Chapter 1: Q95PP (page 1)

BIO “Seeing” Surfaces at the nanoscale. One technique for making images of surfaces at the nanometer scale, including membranes and biomolecules, is dynamic atomic force microscopy. In this technique, a small tip is attached to a cantilever, which is a flexible, rectangular slab supported at one end, like a diving board. The cantilever vibrates, so the tip moves up and down in simple harmonic motion. In one operating mode, the resonant frequency for a cantilever with force constant k = 1000 N/m is 100 kHz. As the oscillating tip is brought within a few nanometers of the surface of a sample (as shown in the figure), it experiences an attractive force from the surface. For an oscillation with a small amplitude (typically, 0.050 nm), the forceF that the sample surface exerts on the tip varies linearly with the displacement x of the tip, \(\left| F \right| = {k_{{\rm{surf}}}}x\), where \({k_{{\rm{surf}}}}\) is the effective force constant for this force. The net force on the tip is therefore\(\left( {k + {k_{{\rm{surf}}}}} \right)x\), and the frequency of the oscillation changes slightly due to the interaction with the surface. Measurements of the frequency as the tip moves over different parts of the sample’s surface can provide information about the sample.
In the model of Problem 14.94, what is the mechanical energy of the vibration when the tip is not interacting with the surface? (a) \({\bf{1}}.{\bf{2}} \times {\bf{1}}{{\bf{0}}^{ - {\bf{18}}}}{\rm{ }}{\bf{J}}\); (b) \({\bf{1}}.{\bf{2}} \times {\bf{1}}{{\bf{0}}^{ - {\bf{1}}6}}{\rm{ }}{\bf{J}}\);(c) \({\bf{1}}.{\bf{2}} \times {\bf{1}}{{\bf{0}}^{ - 9}}{\rm{ }}{\bf{J}}\); (d) \(5.0 \times {\bf{1}}{{\bf{0}}^{ - {\bf{8}}}}{\rm{ }}{\bf{J}}\).

Short Answer

Expert verified

Option (a) is correct.

Step by step solution

Given Data

\(\begin{array}{l}A = 0.050\;{\rm{nm}}\\k = 1000\;{\rm{N/m}}\\{\rm{f = }}\;{\rm{100}}\;{\rm{kHz}}\end{array}\)

Concept

The addition of kinetic energy and potential energy of an object is defined as the mechanical energy.
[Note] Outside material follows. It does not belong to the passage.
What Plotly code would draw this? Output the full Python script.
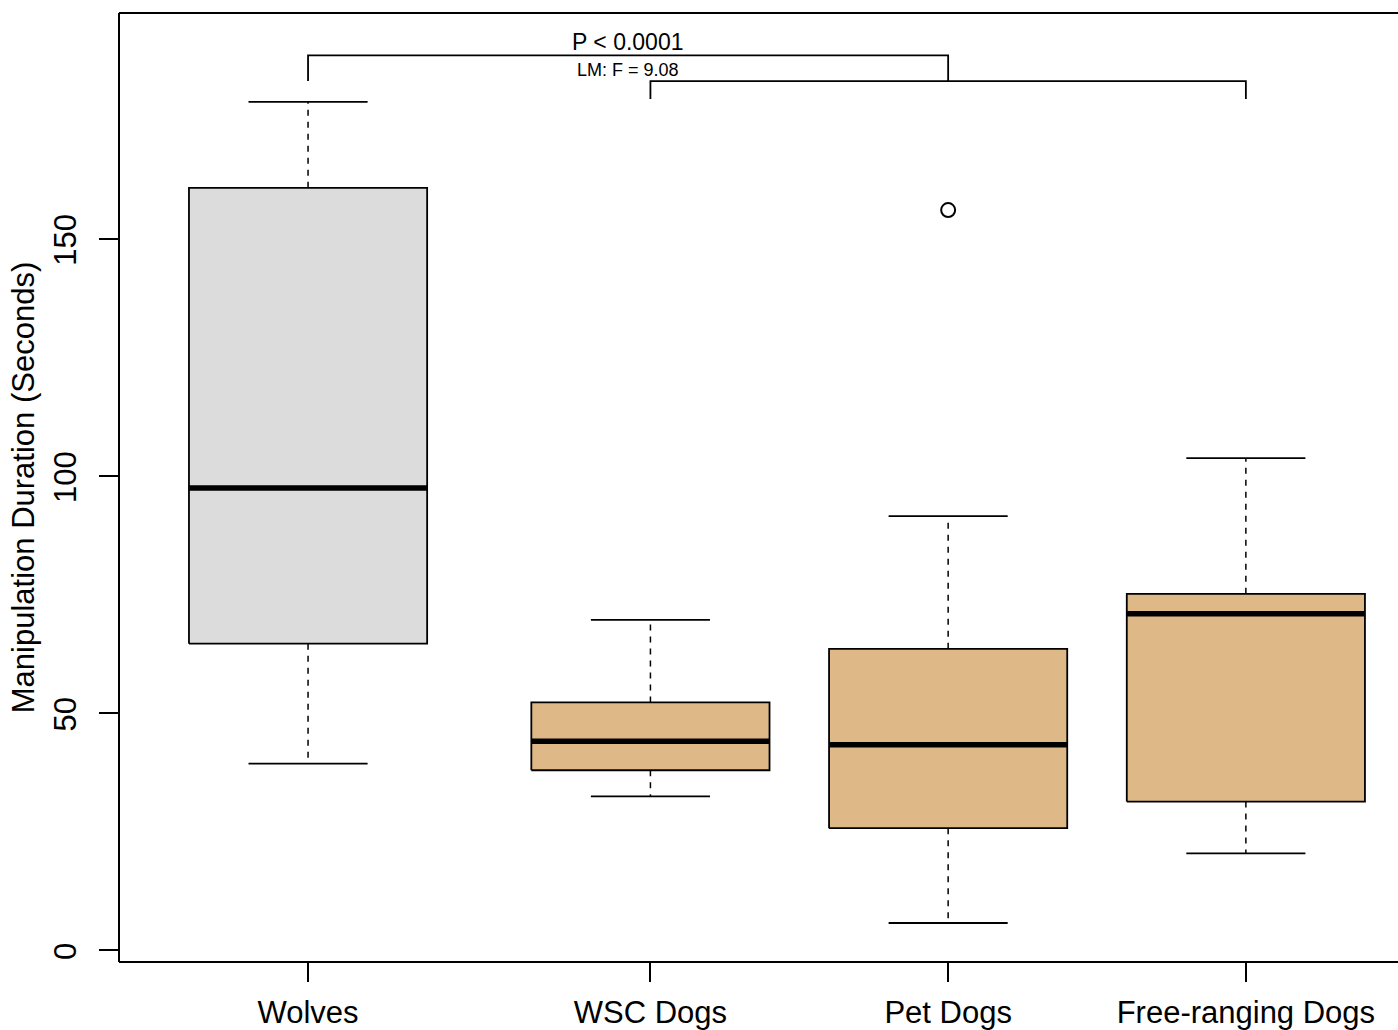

Determine the mechanical energy

Potential energy,

\(U = \frac{1}{2}k{x^2}\)

The potential energy is maximum at the maximum displacement from mean position and this potential energy is equal to the mechanical energy

Mechanical Energy,

\(\begin{array}{l}E = \frac{1}{2}k{A^2}\\A = {\rm{amplitude}}\end{array}\)

Substitute,

\(\begin{array}{l}A = 0.050\;{\rm{nm}}\\k = 1000\;{\rm{N/m}}\end{array}\)\(\begin{array}{c}E = \frac{1}{2}\left( {1000\;{\rm{N/m}}} \right){\left[ {\left( {0.050\;{\rm{nm}}} \right)\left( {\frac{{{{10}^{ - 9}}\;{\rm{m}}}}{{1\;{\rm{nm}}}}} \right)} \right]^2}\\ = 1.25 \times {10^{ - 18}}\;{\rm{J}}\end{array}\)

Hence Option (a) is correct.